→ **Task requirements**
Leave out every picture. Copy exactly the lines from the one holding "Give me the Plotly source for this chart." through the one holding "N_STRIPS = 14".
## Begin Supplied material
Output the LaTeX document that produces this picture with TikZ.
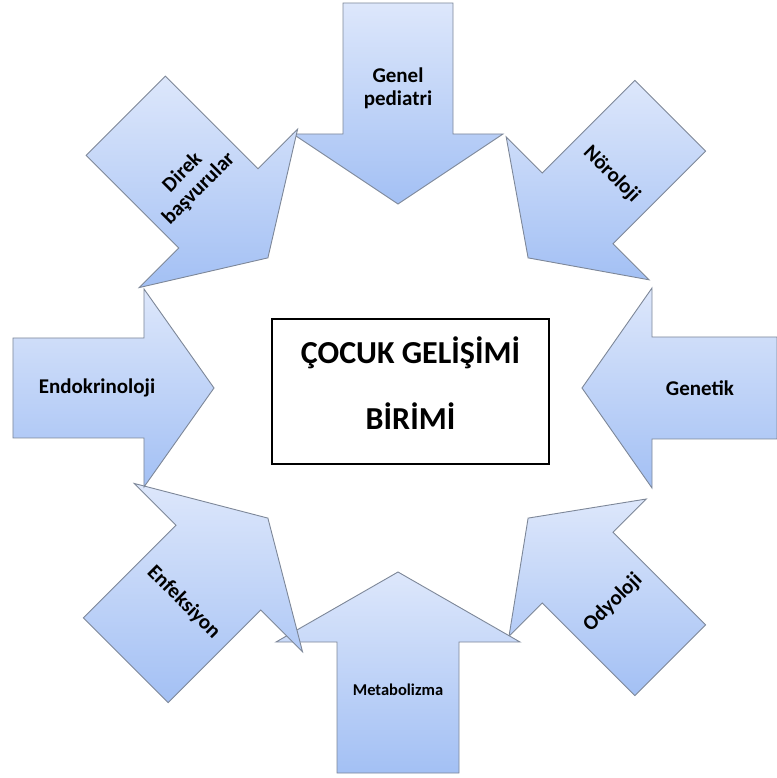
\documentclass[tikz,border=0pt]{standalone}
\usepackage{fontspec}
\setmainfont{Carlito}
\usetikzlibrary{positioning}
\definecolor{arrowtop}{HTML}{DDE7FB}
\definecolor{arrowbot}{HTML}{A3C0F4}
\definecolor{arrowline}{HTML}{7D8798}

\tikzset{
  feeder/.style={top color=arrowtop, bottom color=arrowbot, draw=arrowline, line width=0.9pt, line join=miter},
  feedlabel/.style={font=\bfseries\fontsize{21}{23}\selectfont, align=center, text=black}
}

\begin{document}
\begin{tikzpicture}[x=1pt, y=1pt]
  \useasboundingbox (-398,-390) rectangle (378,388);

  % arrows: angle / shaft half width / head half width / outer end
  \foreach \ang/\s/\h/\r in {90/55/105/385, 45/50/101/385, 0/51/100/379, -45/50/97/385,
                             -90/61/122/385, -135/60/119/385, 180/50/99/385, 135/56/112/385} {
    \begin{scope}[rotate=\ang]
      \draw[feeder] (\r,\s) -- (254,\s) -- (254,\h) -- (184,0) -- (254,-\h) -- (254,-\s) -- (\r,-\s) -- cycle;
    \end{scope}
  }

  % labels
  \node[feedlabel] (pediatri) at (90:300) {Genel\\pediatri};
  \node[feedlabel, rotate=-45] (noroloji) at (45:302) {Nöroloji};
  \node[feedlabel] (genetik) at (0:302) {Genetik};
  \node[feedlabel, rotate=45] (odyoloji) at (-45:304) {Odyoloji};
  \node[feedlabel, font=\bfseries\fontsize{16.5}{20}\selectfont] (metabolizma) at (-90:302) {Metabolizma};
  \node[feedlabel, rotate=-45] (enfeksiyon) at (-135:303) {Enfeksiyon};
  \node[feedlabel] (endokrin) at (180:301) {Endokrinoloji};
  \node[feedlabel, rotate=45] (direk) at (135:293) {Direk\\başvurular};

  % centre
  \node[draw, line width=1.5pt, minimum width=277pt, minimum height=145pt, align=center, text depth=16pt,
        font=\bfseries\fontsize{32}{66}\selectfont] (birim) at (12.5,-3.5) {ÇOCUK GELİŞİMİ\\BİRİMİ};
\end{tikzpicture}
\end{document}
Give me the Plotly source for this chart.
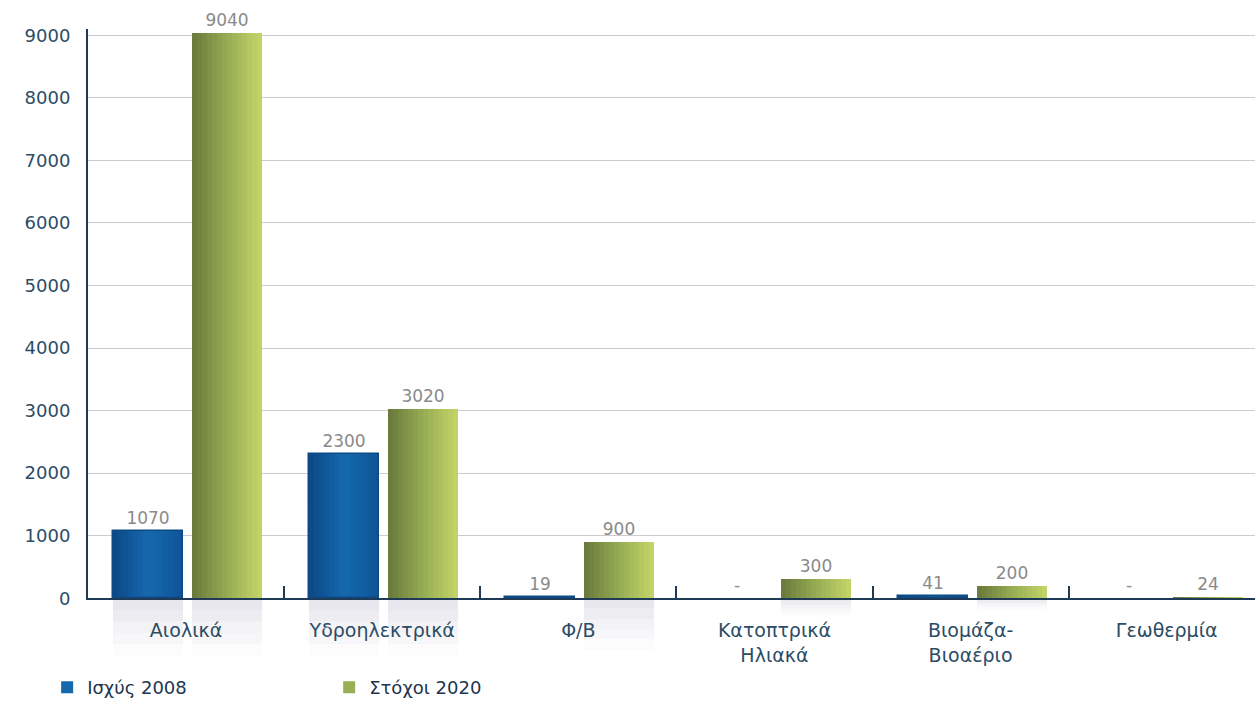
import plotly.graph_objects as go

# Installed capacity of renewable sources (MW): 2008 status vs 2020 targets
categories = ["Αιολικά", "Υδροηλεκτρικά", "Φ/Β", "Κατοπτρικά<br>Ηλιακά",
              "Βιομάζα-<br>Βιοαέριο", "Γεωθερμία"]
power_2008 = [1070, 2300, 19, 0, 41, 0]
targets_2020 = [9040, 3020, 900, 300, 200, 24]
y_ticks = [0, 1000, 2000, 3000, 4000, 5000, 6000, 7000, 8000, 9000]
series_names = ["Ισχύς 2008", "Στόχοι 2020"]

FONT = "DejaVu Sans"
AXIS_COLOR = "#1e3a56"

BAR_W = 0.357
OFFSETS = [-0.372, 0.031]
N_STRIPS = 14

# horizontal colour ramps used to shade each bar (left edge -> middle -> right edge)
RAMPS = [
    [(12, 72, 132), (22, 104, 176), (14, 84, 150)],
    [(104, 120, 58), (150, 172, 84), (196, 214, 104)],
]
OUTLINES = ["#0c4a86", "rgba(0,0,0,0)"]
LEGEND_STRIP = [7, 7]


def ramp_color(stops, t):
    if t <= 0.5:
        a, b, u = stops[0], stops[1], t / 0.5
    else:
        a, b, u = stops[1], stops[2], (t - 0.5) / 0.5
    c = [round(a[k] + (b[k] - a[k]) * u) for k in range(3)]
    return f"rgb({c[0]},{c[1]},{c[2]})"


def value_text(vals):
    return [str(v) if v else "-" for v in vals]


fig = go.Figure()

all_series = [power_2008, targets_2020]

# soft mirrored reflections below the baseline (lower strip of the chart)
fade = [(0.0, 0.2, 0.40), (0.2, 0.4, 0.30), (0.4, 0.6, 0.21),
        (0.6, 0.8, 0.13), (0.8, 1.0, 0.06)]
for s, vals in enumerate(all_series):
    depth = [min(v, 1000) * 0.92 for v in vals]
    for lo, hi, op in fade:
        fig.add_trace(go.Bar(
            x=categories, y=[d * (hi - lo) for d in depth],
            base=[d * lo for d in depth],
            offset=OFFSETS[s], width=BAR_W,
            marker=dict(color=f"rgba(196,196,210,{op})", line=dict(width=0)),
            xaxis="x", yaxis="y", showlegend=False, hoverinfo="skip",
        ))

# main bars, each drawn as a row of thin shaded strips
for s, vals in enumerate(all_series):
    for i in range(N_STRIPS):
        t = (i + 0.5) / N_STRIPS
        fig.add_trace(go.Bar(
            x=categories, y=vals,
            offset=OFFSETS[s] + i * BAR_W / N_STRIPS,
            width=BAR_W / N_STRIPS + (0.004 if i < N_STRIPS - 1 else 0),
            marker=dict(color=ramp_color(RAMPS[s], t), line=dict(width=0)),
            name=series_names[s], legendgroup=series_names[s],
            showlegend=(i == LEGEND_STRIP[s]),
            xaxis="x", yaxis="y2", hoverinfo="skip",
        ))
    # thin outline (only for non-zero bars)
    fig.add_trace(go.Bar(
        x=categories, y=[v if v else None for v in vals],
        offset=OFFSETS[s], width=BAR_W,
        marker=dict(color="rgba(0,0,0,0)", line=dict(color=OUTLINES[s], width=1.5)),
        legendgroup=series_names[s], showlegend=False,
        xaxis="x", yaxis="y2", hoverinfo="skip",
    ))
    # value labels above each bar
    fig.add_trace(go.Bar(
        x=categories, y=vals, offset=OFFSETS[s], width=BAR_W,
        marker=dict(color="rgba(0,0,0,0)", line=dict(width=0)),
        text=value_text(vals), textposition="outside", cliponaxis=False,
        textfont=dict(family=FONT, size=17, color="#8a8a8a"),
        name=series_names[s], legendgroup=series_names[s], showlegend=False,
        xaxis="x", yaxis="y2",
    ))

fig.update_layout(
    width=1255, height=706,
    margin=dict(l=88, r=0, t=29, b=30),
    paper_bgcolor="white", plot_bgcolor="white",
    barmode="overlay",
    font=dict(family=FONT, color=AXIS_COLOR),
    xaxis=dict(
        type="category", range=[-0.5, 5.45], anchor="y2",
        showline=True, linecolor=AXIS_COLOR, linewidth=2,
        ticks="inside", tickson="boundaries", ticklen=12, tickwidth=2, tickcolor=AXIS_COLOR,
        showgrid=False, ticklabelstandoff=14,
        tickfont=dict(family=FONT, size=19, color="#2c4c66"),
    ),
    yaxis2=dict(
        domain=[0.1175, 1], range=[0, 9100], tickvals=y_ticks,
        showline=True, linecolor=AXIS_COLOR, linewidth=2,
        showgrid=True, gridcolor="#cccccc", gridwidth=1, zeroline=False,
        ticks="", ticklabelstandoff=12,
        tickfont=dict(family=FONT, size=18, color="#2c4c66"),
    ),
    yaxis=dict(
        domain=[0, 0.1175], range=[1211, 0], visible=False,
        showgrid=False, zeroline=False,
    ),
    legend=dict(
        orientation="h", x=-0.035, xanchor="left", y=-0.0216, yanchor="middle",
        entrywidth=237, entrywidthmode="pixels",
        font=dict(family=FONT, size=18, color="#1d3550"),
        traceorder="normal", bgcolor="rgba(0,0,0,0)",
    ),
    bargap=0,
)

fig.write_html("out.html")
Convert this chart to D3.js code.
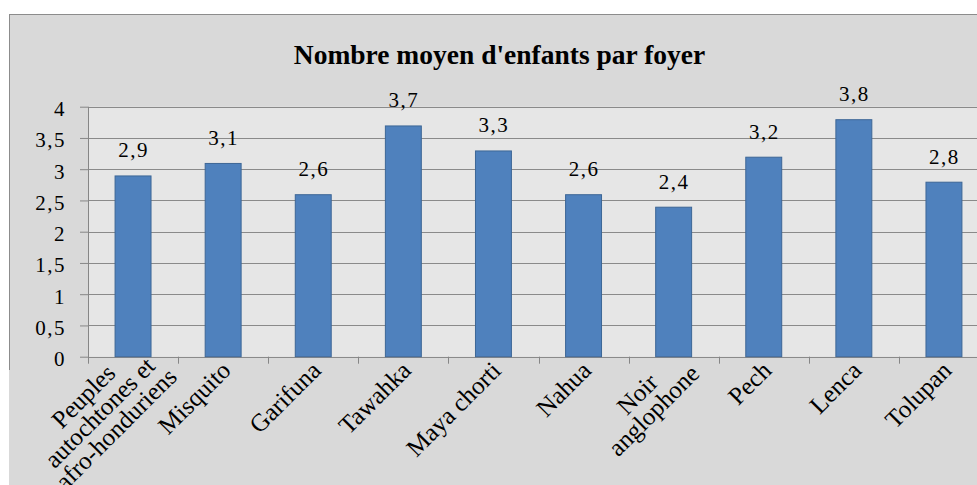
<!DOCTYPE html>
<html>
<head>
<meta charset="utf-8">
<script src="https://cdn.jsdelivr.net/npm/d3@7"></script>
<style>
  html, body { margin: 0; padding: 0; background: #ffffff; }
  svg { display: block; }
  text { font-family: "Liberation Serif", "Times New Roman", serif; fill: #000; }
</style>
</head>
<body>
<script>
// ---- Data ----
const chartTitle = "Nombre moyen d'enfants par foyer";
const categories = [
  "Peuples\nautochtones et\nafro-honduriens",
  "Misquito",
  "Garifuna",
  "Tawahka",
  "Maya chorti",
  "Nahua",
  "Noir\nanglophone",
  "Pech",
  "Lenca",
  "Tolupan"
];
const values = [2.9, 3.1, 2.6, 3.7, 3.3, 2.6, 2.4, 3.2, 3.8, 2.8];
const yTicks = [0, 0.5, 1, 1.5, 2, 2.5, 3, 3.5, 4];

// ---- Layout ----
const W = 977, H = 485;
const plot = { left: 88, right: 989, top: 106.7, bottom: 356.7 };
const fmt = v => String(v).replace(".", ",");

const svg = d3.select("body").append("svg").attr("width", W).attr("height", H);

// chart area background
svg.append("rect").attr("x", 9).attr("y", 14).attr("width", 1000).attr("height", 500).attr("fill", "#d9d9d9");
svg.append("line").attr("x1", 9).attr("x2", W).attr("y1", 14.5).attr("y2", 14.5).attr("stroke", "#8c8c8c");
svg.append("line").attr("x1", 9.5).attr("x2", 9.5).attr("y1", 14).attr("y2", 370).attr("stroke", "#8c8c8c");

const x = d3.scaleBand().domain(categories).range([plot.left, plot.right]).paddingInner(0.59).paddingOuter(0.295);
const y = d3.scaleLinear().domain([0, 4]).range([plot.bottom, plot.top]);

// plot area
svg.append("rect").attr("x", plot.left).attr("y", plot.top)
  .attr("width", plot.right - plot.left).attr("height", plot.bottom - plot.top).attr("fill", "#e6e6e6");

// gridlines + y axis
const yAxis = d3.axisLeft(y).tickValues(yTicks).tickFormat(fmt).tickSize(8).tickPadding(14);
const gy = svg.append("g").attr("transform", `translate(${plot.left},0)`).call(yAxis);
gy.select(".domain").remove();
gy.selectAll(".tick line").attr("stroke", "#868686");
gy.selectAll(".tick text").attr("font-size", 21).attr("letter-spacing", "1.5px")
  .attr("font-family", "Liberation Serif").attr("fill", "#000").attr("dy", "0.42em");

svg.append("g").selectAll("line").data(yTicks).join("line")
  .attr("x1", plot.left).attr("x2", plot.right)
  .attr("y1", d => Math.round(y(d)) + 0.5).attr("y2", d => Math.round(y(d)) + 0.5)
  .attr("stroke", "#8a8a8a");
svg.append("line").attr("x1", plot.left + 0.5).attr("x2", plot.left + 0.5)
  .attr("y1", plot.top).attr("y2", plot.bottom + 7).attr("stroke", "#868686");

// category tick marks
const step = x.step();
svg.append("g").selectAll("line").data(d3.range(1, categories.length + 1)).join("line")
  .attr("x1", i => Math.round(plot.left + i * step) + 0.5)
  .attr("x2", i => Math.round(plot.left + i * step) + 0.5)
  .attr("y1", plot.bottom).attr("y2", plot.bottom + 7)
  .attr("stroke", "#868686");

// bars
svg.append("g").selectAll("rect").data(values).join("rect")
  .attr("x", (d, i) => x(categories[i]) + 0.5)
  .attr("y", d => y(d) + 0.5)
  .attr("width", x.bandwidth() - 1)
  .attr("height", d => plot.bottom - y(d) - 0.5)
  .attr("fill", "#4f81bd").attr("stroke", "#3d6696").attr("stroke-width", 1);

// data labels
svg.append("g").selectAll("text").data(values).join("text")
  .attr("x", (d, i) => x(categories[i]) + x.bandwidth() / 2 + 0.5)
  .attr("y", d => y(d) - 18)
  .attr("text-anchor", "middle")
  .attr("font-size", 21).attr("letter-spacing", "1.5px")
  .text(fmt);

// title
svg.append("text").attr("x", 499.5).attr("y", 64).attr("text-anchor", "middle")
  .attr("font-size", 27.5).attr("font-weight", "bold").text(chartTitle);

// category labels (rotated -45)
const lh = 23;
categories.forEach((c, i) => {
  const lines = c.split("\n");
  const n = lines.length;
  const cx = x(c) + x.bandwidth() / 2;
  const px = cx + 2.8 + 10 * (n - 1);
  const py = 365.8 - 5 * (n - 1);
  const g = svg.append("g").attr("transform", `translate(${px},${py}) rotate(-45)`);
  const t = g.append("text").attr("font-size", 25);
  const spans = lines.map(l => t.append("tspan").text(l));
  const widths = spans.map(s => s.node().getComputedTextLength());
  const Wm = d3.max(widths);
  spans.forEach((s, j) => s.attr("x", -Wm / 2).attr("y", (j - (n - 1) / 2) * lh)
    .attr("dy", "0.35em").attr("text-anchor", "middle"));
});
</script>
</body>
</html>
## End Supplied material
→ **Full output**
Give me the Plotly source for this chart.
import plotly.graph_objects as go

# Installed capacity of renewable sources (MW): 2008 status vs 2020 targets
categories = ["Αιολικά", "Υδροηλεκτρικά", "Φ/Β", "Κατοπτρικά<br>Ηλιακά",
              "Βιομάζα-<br>Βιοαέριο", "Γεωθερμία"]
power_2008 = [1070, 2300, 19, 0, 41, 0]
targets_2020 = [9040, 3020, 900, 300, 200, 24]
y_ticks = [0, 1000, 2000, 3000, 4000, 5000, 6000, 7000, 8000, 9000]
series_names = ["Ισχύς 2008", "Στόχοι 2020"]

FONT = "DejaVu Sans"
AXIS_COLOR = "#1e3a56"

BAR_W = 0.357
OFFSETS = [-0.372, 0.031]
N_STRIPS = 14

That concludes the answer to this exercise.